### The problem:
Keep to the lines from the line containing "Clone this chart in Plotly." through the line containing "0.875, 0.89, 0.89]": copy them exactly and leave every picture out.

Extracted data entries

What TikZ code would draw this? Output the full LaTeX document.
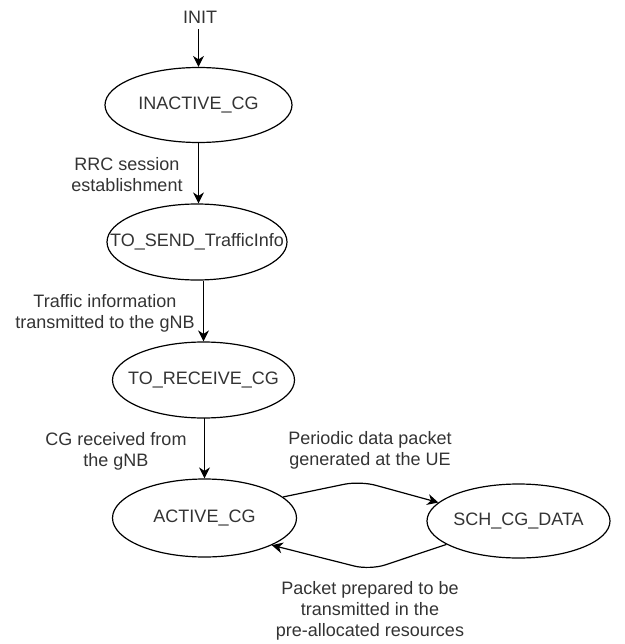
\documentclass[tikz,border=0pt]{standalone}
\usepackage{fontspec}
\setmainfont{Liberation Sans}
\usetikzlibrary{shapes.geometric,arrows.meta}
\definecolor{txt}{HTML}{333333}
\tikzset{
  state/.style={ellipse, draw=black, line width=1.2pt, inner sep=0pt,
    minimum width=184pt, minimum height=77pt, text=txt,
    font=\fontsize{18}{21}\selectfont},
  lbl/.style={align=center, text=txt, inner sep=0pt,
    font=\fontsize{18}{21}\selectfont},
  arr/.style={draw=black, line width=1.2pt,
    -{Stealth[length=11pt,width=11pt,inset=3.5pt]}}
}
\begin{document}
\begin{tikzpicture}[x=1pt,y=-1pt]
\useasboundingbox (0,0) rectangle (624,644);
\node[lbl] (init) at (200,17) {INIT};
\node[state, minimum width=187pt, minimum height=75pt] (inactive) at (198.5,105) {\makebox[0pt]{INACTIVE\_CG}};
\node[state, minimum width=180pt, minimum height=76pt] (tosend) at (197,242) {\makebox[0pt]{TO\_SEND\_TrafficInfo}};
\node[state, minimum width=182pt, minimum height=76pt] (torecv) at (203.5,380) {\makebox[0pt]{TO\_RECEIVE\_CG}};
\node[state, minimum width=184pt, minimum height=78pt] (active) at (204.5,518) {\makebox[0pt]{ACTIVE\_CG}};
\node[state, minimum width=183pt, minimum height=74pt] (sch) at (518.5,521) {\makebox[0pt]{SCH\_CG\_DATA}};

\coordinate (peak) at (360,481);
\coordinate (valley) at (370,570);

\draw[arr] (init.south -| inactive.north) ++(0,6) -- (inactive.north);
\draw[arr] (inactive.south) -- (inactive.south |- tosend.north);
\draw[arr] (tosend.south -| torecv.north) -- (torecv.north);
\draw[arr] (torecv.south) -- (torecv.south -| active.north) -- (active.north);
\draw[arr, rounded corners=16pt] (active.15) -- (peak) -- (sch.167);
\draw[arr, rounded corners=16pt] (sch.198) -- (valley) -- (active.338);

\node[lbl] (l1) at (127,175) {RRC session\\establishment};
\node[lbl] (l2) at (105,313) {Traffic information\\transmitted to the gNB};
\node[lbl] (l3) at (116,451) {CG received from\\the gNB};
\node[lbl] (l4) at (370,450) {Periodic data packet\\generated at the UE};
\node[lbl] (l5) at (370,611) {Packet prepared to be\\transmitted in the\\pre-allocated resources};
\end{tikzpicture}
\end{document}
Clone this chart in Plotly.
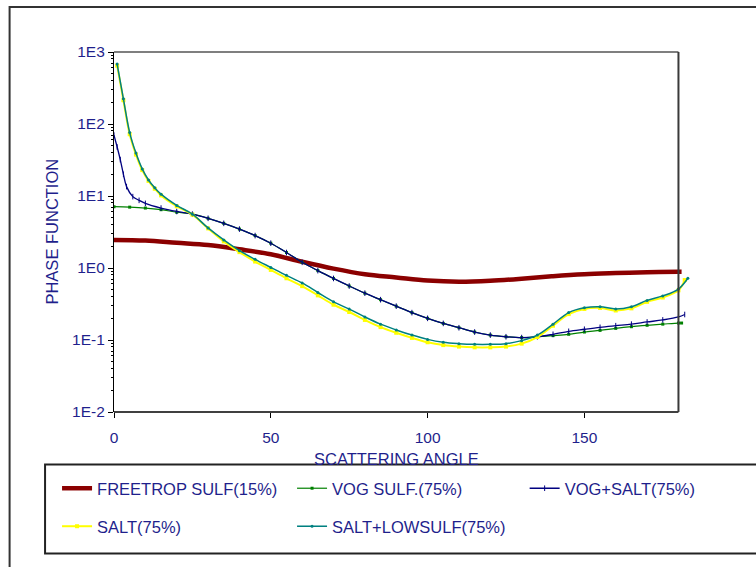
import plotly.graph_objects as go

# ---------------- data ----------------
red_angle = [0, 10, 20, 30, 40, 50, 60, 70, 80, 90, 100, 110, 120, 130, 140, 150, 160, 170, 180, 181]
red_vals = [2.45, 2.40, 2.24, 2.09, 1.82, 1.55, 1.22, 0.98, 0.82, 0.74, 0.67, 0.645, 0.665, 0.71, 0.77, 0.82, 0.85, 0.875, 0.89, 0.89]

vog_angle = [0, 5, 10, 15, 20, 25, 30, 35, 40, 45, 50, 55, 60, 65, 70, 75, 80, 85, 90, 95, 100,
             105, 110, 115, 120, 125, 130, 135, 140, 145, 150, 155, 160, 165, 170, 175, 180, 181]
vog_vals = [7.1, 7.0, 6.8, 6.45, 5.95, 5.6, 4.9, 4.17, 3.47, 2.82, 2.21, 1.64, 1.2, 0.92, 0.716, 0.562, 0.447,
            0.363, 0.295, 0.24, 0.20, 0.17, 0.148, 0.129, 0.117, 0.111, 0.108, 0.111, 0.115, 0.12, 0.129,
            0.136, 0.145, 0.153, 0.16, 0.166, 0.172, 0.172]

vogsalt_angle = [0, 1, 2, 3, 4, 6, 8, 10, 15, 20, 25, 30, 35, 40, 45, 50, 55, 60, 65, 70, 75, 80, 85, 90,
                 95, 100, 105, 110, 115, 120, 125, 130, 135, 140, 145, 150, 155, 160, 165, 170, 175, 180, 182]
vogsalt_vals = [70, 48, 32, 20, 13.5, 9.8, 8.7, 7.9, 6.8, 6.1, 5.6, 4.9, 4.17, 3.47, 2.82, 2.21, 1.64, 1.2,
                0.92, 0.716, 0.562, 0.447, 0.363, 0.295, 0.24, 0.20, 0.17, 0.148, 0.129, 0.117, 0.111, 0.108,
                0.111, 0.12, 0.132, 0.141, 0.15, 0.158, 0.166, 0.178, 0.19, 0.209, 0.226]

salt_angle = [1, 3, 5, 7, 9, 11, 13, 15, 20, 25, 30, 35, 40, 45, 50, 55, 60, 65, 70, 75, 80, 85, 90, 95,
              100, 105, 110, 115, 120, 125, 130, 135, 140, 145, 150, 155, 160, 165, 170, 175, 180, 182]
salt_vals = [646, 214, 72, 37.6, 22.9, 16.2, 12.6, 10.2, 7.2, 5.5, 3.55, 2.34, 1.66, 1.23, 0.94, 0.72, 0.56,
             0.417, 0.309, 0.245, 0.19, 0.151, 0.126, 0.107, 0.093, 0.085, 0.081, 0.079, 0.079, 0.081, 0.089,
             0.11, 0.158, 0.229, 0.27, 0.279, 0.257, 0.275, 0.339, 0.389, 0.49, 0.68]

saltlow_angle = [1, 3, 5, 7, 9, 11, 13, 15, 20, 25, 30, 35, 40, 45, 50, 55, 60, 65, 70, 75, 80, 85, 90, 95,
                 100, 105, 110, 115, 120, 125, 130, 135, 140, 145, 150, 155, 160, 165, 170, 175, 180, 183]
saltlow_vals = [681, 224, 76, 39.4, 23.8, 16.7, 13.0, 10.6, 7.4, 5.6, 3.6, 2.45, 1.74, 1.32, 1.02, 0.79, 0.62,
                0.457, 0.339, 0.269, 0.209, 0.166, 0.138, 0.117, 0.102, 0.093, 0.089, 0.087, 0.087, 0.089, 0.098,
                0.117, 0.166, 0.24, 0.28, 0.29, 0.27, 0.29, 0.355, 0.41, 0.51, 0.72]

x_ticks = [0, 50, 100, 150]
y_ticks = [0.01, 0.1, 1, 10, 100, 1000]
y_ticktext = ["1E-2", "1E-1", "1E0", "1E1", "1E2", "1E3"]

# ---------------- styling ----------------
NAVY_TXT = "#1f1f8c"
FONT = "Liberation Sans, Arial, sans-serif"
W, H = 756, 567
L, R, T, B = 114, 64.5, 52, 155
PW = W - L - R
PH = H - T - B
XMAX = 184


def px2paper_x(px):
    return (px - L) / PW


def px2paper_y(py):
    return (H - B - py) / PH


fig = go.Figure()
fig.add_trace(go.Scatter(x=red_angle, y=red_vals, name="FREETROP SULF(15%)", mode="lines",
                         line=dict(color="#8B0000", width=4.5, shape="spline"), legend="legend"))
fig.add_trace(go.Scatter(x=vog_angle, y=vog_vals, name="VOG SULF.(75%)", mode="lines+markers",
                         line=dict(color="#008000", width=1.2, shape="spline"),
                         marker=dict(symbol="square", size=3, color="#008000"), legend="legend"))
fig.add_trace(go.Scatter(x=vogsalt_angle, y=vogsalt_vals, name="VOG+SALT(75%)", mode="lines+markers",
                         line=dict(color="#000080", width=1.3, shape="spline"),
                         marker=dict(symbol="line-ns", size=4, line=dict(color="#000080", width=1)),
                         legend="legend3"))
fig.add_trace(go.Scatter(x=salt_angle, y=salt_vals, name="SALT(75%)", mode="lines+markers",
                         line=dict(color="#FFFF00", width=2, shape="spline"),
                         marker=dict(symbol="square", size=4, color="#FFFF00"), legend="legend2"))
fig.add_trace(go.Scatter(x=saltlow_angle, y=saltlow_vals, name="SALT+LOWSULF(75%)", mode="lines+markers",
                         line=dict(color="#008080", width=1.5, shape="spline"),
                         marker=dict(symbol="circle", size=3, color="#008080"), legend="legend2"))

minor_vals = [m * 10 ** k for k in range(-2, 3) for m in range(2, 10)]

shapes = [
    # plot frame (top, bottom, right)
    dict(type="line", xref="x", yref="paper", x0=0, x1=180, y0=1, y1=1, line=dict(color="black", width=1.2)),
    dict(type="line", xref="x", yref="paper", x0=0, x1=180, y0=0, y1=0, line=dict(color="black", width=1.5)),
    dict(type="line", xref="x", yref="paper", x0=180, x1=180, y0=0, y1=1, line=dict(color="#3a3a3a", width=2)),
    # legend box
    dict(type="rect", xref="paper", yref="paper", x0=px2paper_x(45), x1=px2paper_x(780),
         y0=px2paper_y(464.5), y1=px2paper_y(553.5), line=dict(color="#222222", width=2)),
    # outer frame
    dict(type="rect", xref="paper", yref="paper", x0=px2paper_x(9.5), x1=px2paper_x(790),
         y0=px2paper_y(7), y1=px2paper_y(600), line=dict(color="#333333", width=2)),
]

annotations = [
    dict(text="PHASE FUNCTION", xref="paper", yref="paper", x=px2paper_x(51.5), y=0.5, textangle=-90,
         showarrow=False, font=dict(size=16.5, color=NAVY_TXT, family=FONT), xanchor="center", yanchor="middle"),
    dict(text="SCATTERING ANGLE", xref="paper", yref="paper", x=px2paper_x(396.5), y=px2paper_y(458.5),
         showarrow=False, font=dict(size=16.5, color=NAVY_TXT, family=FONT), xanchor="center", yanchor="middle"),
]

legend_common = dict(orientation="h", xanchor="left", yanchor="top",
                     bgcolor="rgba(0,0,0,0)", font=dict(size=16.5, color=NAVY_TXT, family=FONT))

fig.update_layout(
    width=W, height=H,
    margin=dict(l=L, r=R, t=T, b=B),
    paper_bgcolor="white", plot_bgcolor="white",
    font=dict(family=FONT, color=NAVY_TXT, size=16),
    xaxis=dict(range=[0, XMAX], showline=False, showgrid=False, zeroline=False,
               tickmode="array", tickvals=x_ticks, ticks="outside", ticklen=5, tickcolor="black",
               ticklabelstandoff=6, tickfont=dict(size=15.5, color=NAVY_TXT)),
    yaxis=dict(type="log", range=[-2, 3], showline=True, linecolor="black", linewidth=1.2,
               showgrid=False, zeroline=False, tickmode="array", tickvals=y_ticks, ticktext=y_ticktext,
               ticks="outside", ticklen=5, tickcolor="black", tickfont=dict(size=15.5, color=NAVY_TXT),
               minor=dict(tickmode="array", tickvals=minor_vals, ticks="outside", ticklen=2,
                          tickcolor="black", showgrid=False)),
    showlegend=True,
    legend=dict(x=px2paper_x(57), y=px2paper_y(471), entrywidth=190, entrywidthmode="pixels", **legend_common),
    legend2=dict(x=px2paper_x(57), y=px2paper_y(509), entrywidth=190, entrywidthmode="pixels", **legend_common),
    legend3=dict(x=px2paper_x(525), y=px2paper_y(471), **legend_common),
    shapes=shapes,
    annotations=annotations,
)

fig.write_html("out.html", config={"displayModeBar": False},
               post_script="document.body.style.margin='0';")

### Reply:
Clone this chart in Plotly.
import plotly.graph_objects as go

# ---------------- data ----------------
red_angle = [0, 10, 20, 30, 40, 50, 60, 70, 80, 90, 100, 110, 120, 130, 140, 150, 160, 170, 180, 181]
red_vals = [2.45, 2.40, 2.24, 2.09, 1.82, 1.55, 1.22, 0.98, 0.82, 0.74, 0.67, 0.645, 0.665, 0.71, 0.77, 0.82, 0.85, 0.875, 0.89, 0.89]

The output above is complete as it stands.